* _The problem_:
Return the material exactly, first line through the line containing "from matplotlib.patches import Rectangle", and nothing more. Pictures stay out.

* BEGIN Information supplied *

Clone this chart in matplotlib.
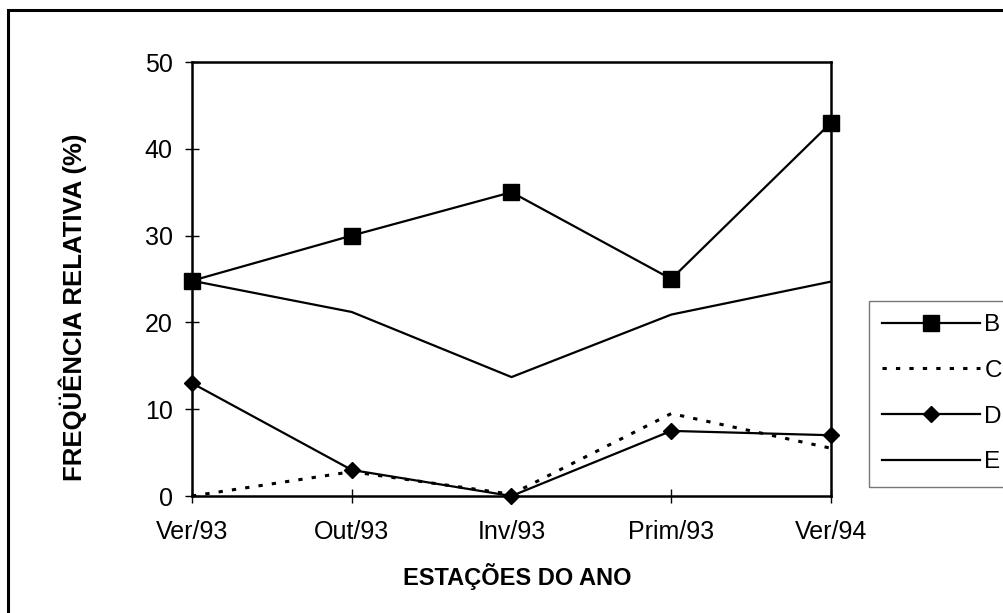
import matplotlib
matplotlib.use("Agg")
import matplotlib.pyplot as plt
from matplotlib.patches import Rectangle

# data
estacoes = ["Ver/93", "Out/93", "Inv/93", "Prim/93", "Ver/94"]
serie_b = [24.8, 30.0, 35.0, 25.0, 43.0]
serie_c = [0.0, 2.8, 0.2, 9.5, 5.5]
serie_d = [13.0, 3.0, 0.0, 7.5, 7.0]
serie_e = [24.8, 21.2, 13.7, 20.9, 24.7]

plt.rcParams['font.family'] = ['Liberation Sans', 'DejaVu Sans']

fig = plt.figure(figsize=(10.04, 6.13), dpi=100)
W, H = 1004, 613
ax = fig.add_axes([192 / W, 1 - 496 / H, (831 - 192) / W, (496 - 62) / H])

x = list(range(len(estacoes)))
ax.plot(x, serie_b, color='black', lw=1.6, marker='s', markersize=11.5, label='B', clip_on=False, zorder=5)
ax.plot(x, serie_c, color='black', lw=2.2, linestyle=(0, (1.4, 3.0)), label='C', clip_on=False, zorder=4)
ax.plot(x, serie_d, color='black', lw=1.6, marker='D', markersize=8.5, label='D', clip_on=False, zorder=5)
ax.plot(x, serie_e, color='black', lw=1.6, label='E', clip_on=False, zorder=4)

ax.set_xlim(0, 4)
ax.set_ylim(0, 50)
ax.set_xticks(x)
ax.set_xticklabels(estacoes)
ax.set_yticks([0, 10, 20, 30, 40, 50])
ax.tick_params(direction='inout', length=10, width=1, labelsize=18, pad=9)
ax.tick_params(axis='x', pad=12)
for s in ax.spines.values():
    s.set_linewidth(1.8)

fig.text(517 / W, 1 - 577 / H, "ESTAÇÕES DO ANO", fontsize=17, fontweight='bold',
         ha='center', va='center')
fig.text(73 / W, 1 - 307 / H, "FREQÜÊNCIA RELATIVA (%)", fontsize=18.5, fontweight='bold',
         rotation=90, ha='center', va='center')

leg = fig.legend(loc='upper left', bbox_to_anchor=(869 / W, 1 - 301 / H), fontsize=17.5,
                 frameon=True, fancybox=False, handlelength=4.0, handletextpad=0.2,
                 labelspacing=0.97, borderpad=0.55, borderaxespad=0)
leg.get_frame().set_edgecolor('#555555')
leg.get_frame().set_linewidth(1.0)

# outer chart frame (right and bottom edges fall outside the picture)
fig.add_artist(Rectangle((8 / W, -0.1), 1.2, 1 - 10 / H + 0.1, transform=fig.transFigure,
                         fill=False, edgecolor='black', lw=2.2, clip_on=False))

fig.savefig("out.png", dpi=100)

* END Information supplied *

* _Worked answer_:
Clone this chart in matplotlib.
import matplotlib
matplotlib.use("Agg")
import matplotlib.pyplot as plt
from matplotlib.patches import Rectangle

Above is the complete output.